Short task:
Exactly the lines from the one containing "Rebuild this chart as a web" through the one containing "const yTitle = 'Anteil" are to be returned, please, without any pictures.
####
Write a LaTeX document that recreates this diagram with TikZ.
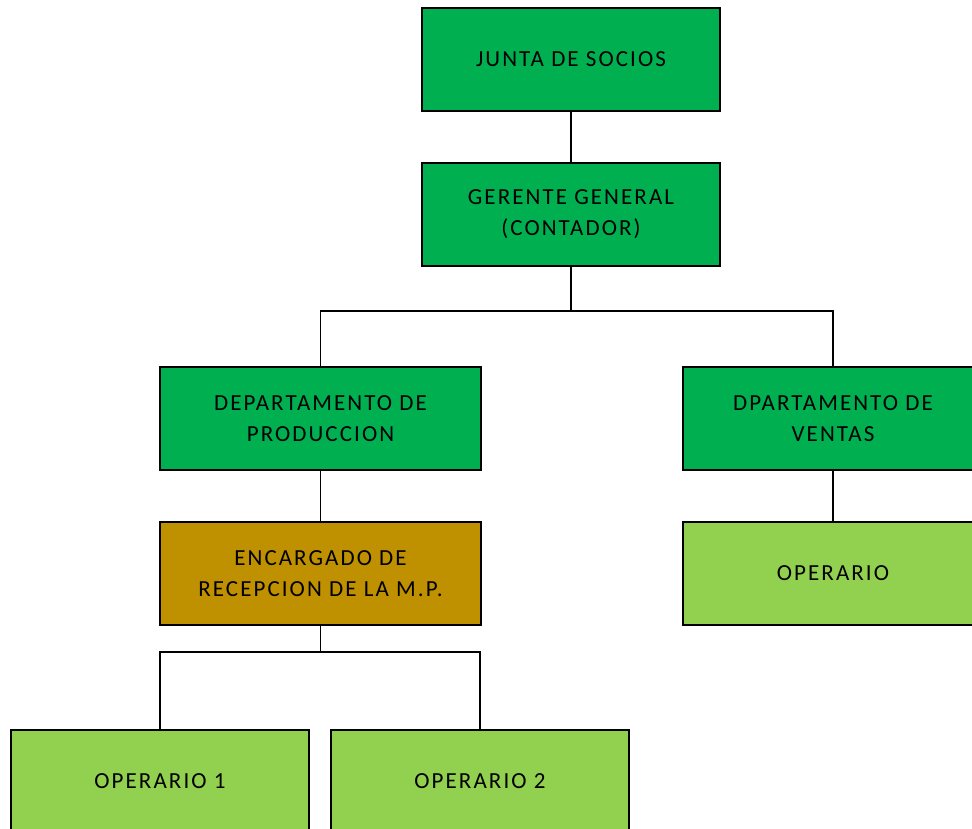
\documentclass[tikz,border=0pt]{standalone}
\usepackage{fontspec}
\setmainfont{Carlito}[LetterSpace=9]
\definecolor{darkgreen}{HTML}{00B050}
\definecolor{gold}{HTML}{BF9000}
\definecolor{lightgreen}{HTML}{92D050}
\begin{document}
\begin{tikzpicture}[x=1pt,y=-1pt,
  box/.style={draw=black, line width=1.5pt, rectangle, anchor=north west,
    minimum width=298pt, minimum height=103pt, align=center, inner sep=0pt,
    outer sep=0pt, font=\fontsize{23}{31}\selectfont},
  wide/.style={minimum width=321pt},
  link/.style={draw=black, line width=1.5pt}]
\useasboundingbox (0,0) rectangle (972,829);
\clip (0,0) rectangle (972,829);
\node[box, fill=darkgreen] (junta) at (422,8) {JUNTA DE SOCIOS};
\node[box, fill=darkgreen] (gerente) at (422,163) {GERENTE GENERAL\\(CONTADOR)};
\node[box, wide, fill=darkgreen] (prod) at (160,367) {DEPARTAMENTO DE\\PRODUCCION};
\node[box, fill=darkgreen, minimum width=300pt] (ventas) at (683,367) {DPARTAMENTO DE\\VENTAS};
\node[box, wide, fill=gold] (enc) at (160,522) {ENCARGADO DE\\RECEPCION DE LA M.P.};
\node[box, fill=lightgreen, minimum width=300pt] (oper) at (683,522) {OPERARIO};
\node[box, fill=lightgreen] (op1) at (11,730) {OPERARIO 1};
\node[box, fill=lightgreen] (op2) at (331,730) {OPERARIO 2};
\draw[link] (junta.south) -- (gerente.north);
\draw[link] (gerente.south) -- ++(0,45) coordinate (split1);
\draw[link] (split1) -| (prod.north);
\draw[link] (split1) -| (ventas.north);
\draw[link] (prod.south) -- (enc.north);
\draw[link] (ventas.south) -- (oper.north);
\draw[link] (enc.south) -- ++(0,27) coordinate (split2);
\draw[link] (split2) -| (op1.north);
\draw[link] (split2) -| (op2.north);
\end{tikzpicture}
\end{document}
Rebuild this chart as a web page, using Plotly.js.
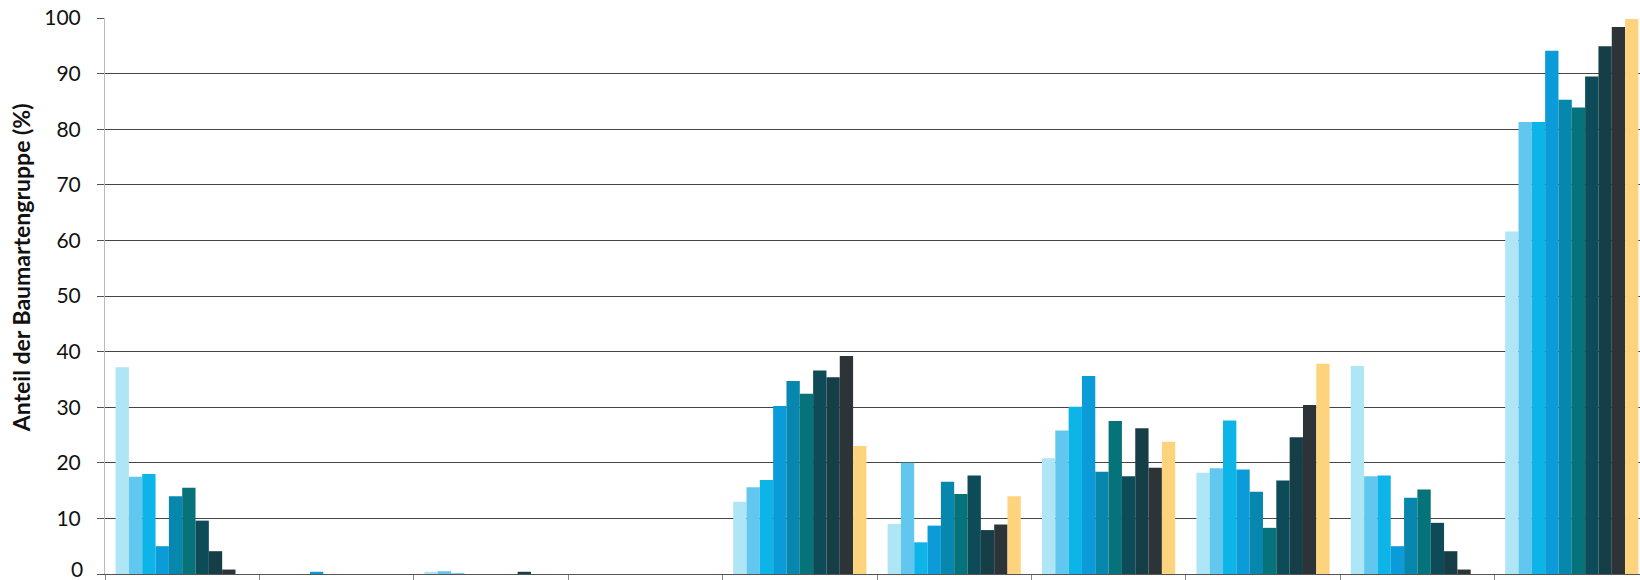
<!DOCTYPE html>
<html>
<head>
<meta charset="utf-8">
<script src="https://cdn.plot.ly/plotly-3.0.1.min.js"></script>
<style>html,body{margin:0;padding:0;background:#fff;}#chart{width:1640px;height:580px;}</style>
</head>
<body>
<div id="chart"></div>
<script>
// Categories (x-axis labels are cut off in the reference)
const categories = ['Gruppe 1','Gruppe 2','Gruppe 3','Gruppe 4','Gruppe 5','Gruppe 6','Gruppe 7','Gruppe 8','Gruppe 9','Gruppe 10'];
const seriesNames = ['Reihe 1','Reihe 2','Reihe 3','Reihe 4','Reihe 5','Reihe 6','Reihe 7','Reihe 8','Reihe 9','Reihe 10'];
const yTickValues = [0,10,20,30,40,50,60,70,80,90,100];
const yTitle = 'Anteil der Baumartengruppe (%)';

const s1  = [37.2, 0,   0.4, 0, 13.0,  9.0, 20.8, 18.2, 37.4, 61.6];
const s2  = [17.5, 0,   0.5, 0, 15.6, 20.0, 25.8, 19.0, 17.6, 81.3];
const s3  = [18.0, 0,   0.1, 0, 16.9,  5.7, 30.1, 27.6, 17.7, 81.3];
const s4  = [ 5.0, 0.4, 0,   0, 30.2,  8.7, 35.6, 18.8,  5.0, 94.1];
const s5  = [14.0, 0,   0,   0, 34.7, 16.6, 18.4, 14.8, 13.7, 85.3];
const s6  = [15.5, 0,   0,   0, 32.4, 14.4, 27.5,  8.3, 15.2, 83.9];
const s7  = [ 9.6, 0,   0,   0, 36.6, 17.7, 17.6, 16.8,  9.2, 89.5];
const s8  = [ 4.1, 0,   0.4, 0, 35.4,  7.9, 26.2, 24.6,  4.1, 94.9];
const s9  = [ 0.8, 0,   0,   0, 39.2,  8.9, 19.1, 30.4,  0.8, 98.4];
const s10 = [ 0,   0,   0,   0, 23.0, 14.0, 23.8, 37.8,  0,   99.8];

const seriesValues = [s1,s2,s3,s4,s5,s6,s7,s8,s9,s10];
const colors = ['#aee6f6','#62c7ee','#0db4e8','#0a9bd8','#0787ae','#06727a','#0c4b57','#163e46','#2c3438','#fdd47d'];

const traces = seriesValues.map((vals, i) => ({
  type: 'bar',
  name: seriesNames[i],
  x: categories,
  y: vals,
  marker: {color: colors[i], line: {width: 0}},
  hoverinfo: 'x+y+name'
}));

const plotW = 1640 - 105;
const groupW = 154.4;
const tickFont = {size: 21, color: '#111', family: 'Lato, "Open Sans", sans-serif'};

const layout = {
  width: 1640,
  height: 580,
  margin: {l: 105, r: 0, t: 18, b: 6},
  paper_bgcolor: '#ffffff',
  plot_bgcolor: '#ffffff',
  barmode: 'group',
  bargap: 0.137,
  bargroupgap: 0,
  showlegend: false,
  font: {family: 'Lato, "Open Sans", sans-serif', color: '#111'},
  xaxis: {
    type: 'category',
    range: [-0.5, -0.5 + plotW / groupW],
    showticklabels: false,
    showgrid: false,
    zeroline: false,
    showline: true,
    linecolor: '#555',
    linewidth: 1,
    ticks: 'outside',
    tickson: 'boundaries',
    ticklen: 5,
    tickcolor: '#888',
    fixedrange: true
  },
  yaxis: {
    range: [0, 100],
    tickvals: yTickValues,
    // the 0 label sits on the bottom edge of the picture; drawn as an annotation below
    ticktext: yTickValues.map(v => v === 0 ? '' : String(v)),
    showgrid: true,
    gridcolor: '#444',
    gridwidth: 1,
    zeroline: false,
    showline: true,
    linecolor: '#bbb',
    linewidth: 1,
    ticks: 'outside',
    ticklen: 7,
    tickcolor: '#555',
    ticklabelstandoff: 12,
    tickfont: tickFont,
    fixedrange: true
  },
  annotations: [{
    text: '<b>' + yTitle + '</b>',
    xref: 'paper', yref: 'paper',
    x: (21 - 105) / plotW, y: 0.55,
    xanchor: 'center', yanchor: 'middle',
    textangle: -90,
    showarrow: false,
    font: {size: 23, color: '#111', family: 'Lato, "Open Sans", sans-serif'}
  }, {
    text: String(yTickValues[0]),
    xref: 'paper', yref: 'y',
    x: 0, y: yTickValues[0],
    xanchor: 'right', yanchor: 'bottom',
    xshift: -20, yshift: -9,
    showarrow: false,
    font: tickFont
  }]
};

Plotly.newPlot('chart', traces, layout, {displayModeBar: false, staticPlot: true});
</script>
</body>
</html>
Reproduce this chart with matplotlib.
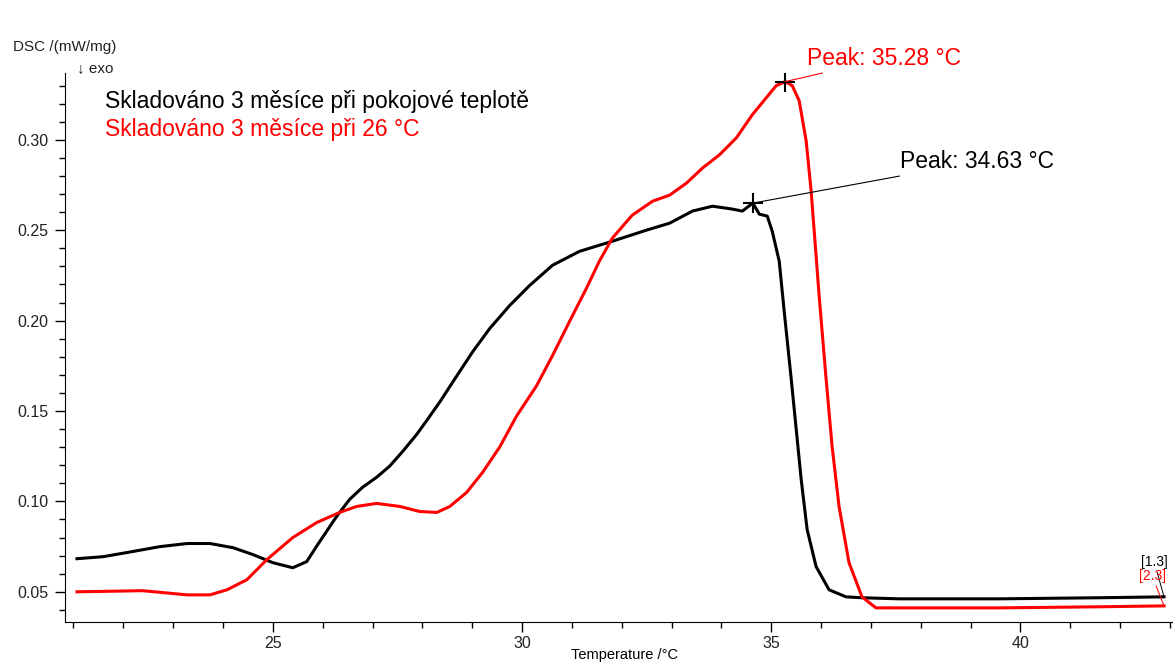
import matplotlib.pyplot as plt
from matplotlib.ticker import MultipleLocator

plt.rcParams['font.family'] = ['Liberation Sans', 'DejaVu Sans']

# DSC curves
temp_black = [21.07, 21.59, 22.07, 22.74, 23.28, 23.74, 24.20, 24.60, 25.00, 25.40,
              25.68, 25.90, 26.28, 26.54, 26.80, 27.08, 27.34, 27.61, 27.89, 28.11,
              28.35, 28.69, 29.01, 29.35, 29.75, 30.15, 30.61, 31.15, 31.81, 32.49,
              32.96, 33.42, 33.82, 34.22, 34.42, 34.63, 34.76, 34.92, 35.02, 35.16,
              35.26, 35.40, 35.50, 35.60, 35.72, 35.90, 36.16, 36.50, 36.82, 37.57,
              39.57, 41.57, 42.88]
dsc_black = [0.0683, 0.0694, 0.0717, 0.0750, 0.0767, 0.0767, 0.0744, 0.0706, 0.0661, 0.0633,
             0.0667, 0.0761, 0.0917, 0.1011, 0.1078, 0.1133, 0.1194, 0.1278, 0.1372, 0.1456,
             0.1550, 0.1694, 0.1828, 0.1956, 0.2083, 0.2194, 0.2306, 0.2383, 0.2439, 0.2500,
             0.2539, 0.2606, 0.2633, 0.2617, 0.2606, 0.2650, 0.2589, 0.2578, 0.2494, 0.2328,
             0.2050, 0.1678, 0.1400, 0.1122, 0.0844, 0.0639, 0.0511, 0.0472, 0.0467, 0.0461,
             0.0461, 0.0467, 0.0472]

temp_red = [21.07, 22.39, 23.28, 23.74, 24.08, 24.48, 24.88, 25.40, 25.88, 26.34,
            26.68, 27.08, 27.55, 27.95, 28.29, 28.55, 28.89, 29.21, 29.55, 29.89,
            30.29, 30.61, 30.95, 31.29, 31.55, 31.81, 32.21, 32.62, 32.96, 33.30,
            33.62, 33.96, 34.30, 34.62, 34.90, 35.10, 35.28, 35.42, 35.56, 35.70,
            35.80, 35.96, 36.10, 36.22, 36.36, 36.56, 36.82, 37.10, 37.57, 39.57,
            41.57, 42.88]
dsc_red = [0.0500, 0.0506, 0.0483, 0.0483, 0.0511, 0.0567, 0.0678, 0.0800, 0.0883, 0.0939,
           0.0972, 0.0989, 0.0972, 0.0944, 0.0939, 0.0972, 0.1050, 0.1161, 0.1300, 0.1472,
           0.1639, 0.1806, 0.1994, 0.2178, 0.2328, 0.2456, 0.2583, 0.2661, 0.2694, 0.2761,
           0.2844, 0.2917, 0.3011, 0.3139, 0.3233, 0.3300, 0.3322, 0.3300, 0.3217, 0.2994,
           0.2717, 0.2139, 0.1678, 0.1306, 0.0972, 0.0661, 0.0472, 0.0411, 0.0411, 0.0411,
           0.0417, 0.0422]

peak_black = (34.63, 0.2650)
peak_red = (35.28, 0.3322)

fig = plt.figure(figsize=(11.73, 6.67), dpi=100)
ax = fig.add_axes([0.0554, 0.0675, 0.9446, 0.8231])

ax.plot(temp_black, dsc_black, color='black', lw=2.2)
ax.plot(temp_red, dsc_red, color='#ff0000', lw=2.2)

# peak markers + leader lines
ax.plot(*peak_black, marker='+', color='black', ms=14, mew=1.5)
ax.plot(*peak_red, marker='+', color='black', ms=14, mew=1.5)
ax.annotate('Peak: 34.63 °C', xy=peak_black, xytext=(37.58, 0.2815),
            fontsize=16.5, color='black', va='bottom', ha='left',
            arrowprops=dict(arrowstyle='-', color='black', lw=0.8, shrinkA=0, shrinkB=0))
ax.annotate('Peak: 35.28 °C', xy=peak_red, xytext=(35.72, 0.3385),
            fontsize=16.5, color='#ff0000', va='bottom', ha='left',
            arrowprops=dict(arrowstyle='-', color='#ff0000', lw=0.8, shrinkA=0, shrinkB=0))

# curve end labels
ax.annotate('[1.3]', xy=(temp_black[-1], dsc_black[-1]), xytext=(42.42, 0.064),
            fontsize=10, color='black', annotation_clip=False,
            arrowprops=dict(arrowstyle='-', color='black', lw=0.7, shrinkA=0, shrinkB=0))
ax.annotate('[2.3]', xy=(temp_red[-1], dsc_red[-1]), xytext=(42.37, 0.0565),
            fontsize=10, color='#ff0000', annotation_clip=False,
            arrowprops=dict(arrowstyle='-', color='#ff0000', lw=0.7, shrinkA=0, shrinkB=0))

ax.set_xlim(20.83, 43.06)
ax.set_ylim(0.0333, 0.337)

ax.xaxis.set_major_locator(MultipleLocator(5))
ax.xaxis.set_minor_locator(MultipleLocator(1))
ax.yaxis.set_major_locator(MultipleLocator(0.05))
ax.yaxis.set_minor_locator(MultipleLocator(0.01))
ax.yaxis.set_major_formatter(plt.FormatStrFormatter('%.2f'))

ax.spines['top'].set_visible(False)
ax.spines['right'].set_visible(False)
ax.tick_params(which='major', length=7, width=1, labelsize=11.5, colors='black', labelcolor='#222222')
ax.tick_params(which='minor', length=4, width=1)
ax.tick_params(axis='x', pad=3)
ax.tick_params(axis='y', pad=5)

ax.set_xlabel('Temperature /°C', fontsize=10.5)
ax.xaxis.set_label_coords(0.505, -0.048)

fig.text(0.011, 0.924, 'DSC /(mW/mg)', fontsize=11, color='#222222')
fig.text(0.066, 0.892, '↓ exo', fontsize=11, color='#222222')
fig.text(0.0895, 0.838, 'Skladováno 3 měsíce při pokojové teplotě', fontsize=16.5, color='black')
fig.text(0.0895, 0.796, 'Skladováno 3 měsíce při 26 °C', fontsize=16.5, color='#ff0000')

fig.savefig('out.png', dpi=100)
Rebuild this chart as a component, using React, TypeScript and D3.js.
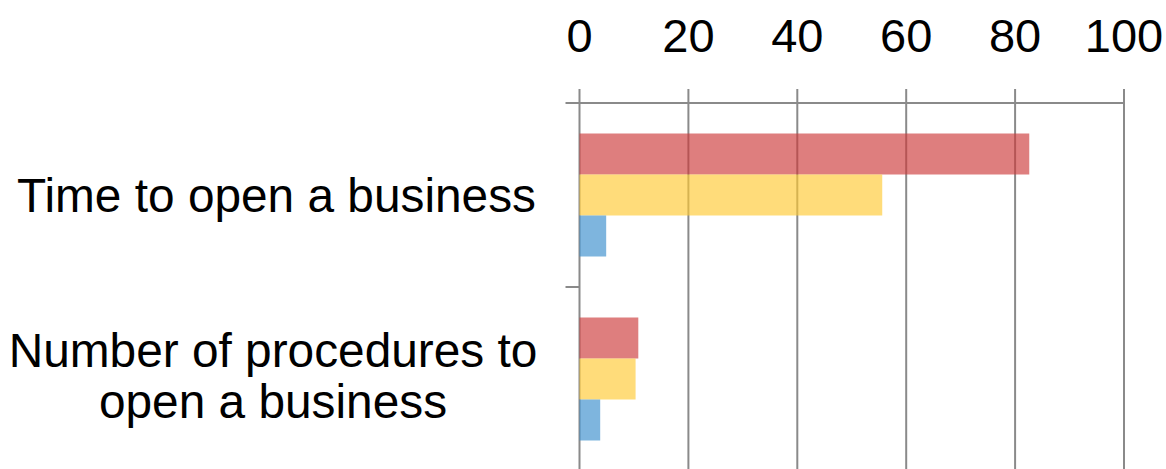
import React from "react";
import * as d3 from "d3";

// Categories (top to bottom) and series values
const categories = ["Time to open a business", "Number of procedures to open a business"];
const categoryLines = [["Time to open a business"], ["Number of procedures to", "open a business"]];
const seriesNames = ["Series A", "Series B", "Series C"];
const seriesA = [82.6, 10.8];
const seriesB = [55.6, 10.3];
const seriesC = [4.9, 3.8];
const seriesValues = [seriesA, seriesB, seriesC];
const tickValues = [0, 20, 40, 60, 80, 100];
const seriesColors = ["rgb(204,57,57)", "rgb(255,201,50)", "rgb(57,141,204)"];

const W = 1166;
const H = 469;
const FONT = "'Liberation Sans', Arial, sans-serif";

export default function App() {
  const x = d3.scaleLinear().domain([0, 100]).range([579.5, 1124]);
  const y = d3.scaleBand<string>().domain(categories).range([103, 471]).paddingInner(0).paddingOuter(0);
  const sub = d3
    .scaleBand<string>()
    .domain(seriesNames)
    .range([0, y.bandwidth()])
    .paddingInner(0)
    .paddingOuter(0.744);

  const axisY = 103;
  const gridColor = "#8a8a8a";
  const labelSize = 47.8;

  return (
    <svg
      width={W}
      height={H}
      style={{ position: "absolute", left: 0, top: 0, background: "#fff" }}
      fontFamily={FONT}
    >
      {/* gridlines and top tick marks */}
      {tickValues.map((t) => (
        <line
          key={"g" + t}
          x1={x(t)}
          x2={x(t)}
          y1={axisY - 14}
          y2={H}
          stroke={gridColor}
          strokeWidth={2}
        />
      ))}
      {/* top axis line */}
      <line x1={x(0) - 14} x2={x(100)} y1={axisY} y2={axisY} stroke={gridColor} strokeWidth={2} />
      {/* category separator ticks */}
      {categories.slice(1).map((c) => (
        <line
          key={"s" + c}
          x1={x(0) - 14}
          x2={x(0)}
          y1={y(c)!}
          y2={y(c)!}
          stroke={gridColor}
          strokeWidth={2}
        />
      ))}
      {/* bars, translucent over gridlines */}
      {categories.map((c, ci) =>
        seriesNames.map((s, si) => (
          <rect
            key={c + s}
            x={x(0)}
            y={y(c)! + sub(s)!}
            width={x(seriesValues[si][ci]) - x(0)}
            height={sub.bandwidth()}
            fill={seriesColors[si]}
            fillOpacity={0.65}
          />
        ))
      )}
      {/* tick labels */}
      {tickValues.map((t) => (
        <text key={"t" + t} x={x(t)} y={52} fontSize={47} textAnchor="middle" fill="#000">
          {t}
        </text>
      ))}
      {/* category labels */}
      {categories.map((c, ci) => {
        const lines = categoryLines[ci];
        const mid = y(c)! + y.bandwidth() / 2;
        if (lines.length === 1) {
          return (
            <text key={"c" + c} x={536} y={mid + 17} fontSize={labelSize} textAnchor="end" fill="#000">
              {lines[0]}
            </text>
          );
        }
        return (
          <text key={"c" + c} x={273} fontSize={labelSize} textAnchor="middle" fill="#000">
            {lines.map((ln, li) => (
              <tspan key={li} x={273} y={mid - 12 + li * 51}>
                {ln}
              </tspan>
            ))}
          </text>
        );
      })}
    </svg>
  );
}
####
Answer to this problem:
Rebuild this chart as a web page, using Plotly.js.
<!DOCTYPE html>
<html>
<head>
<meta charset="utf-8">
<script src="https://cdn.plot.ly/plotly-3.0.1.min.js"></script>
<style>html,body{margin:0;padding:0;background:#fff;}#chart{width:1640px;height:580px;}</style>
</head>
<body>
<div id="chart"></div>
<script>
// Categories (x-axis labels are cut off in the reference)
const categories = ['Gruppe 1','Gruppe 2','Gruppe 3','Gruppe 4','Gruppe 5','Gruppe 6','Gruppe 7','Gruppe 8','Gruppe 9','Gruppe 10'];
const seriesNames = ['Reihe 1','Reihe 2','Reihe 3','Reihe 4','Reihe 5','Reihe 6','Reihe 7','Reihe 8','Reihe 9','Reihe 10'];
const yTickValues = [0,10,20,30,40,50,60,70,80,90,100];
const yTitle = 'Anteil der Baumartengruppe (%)';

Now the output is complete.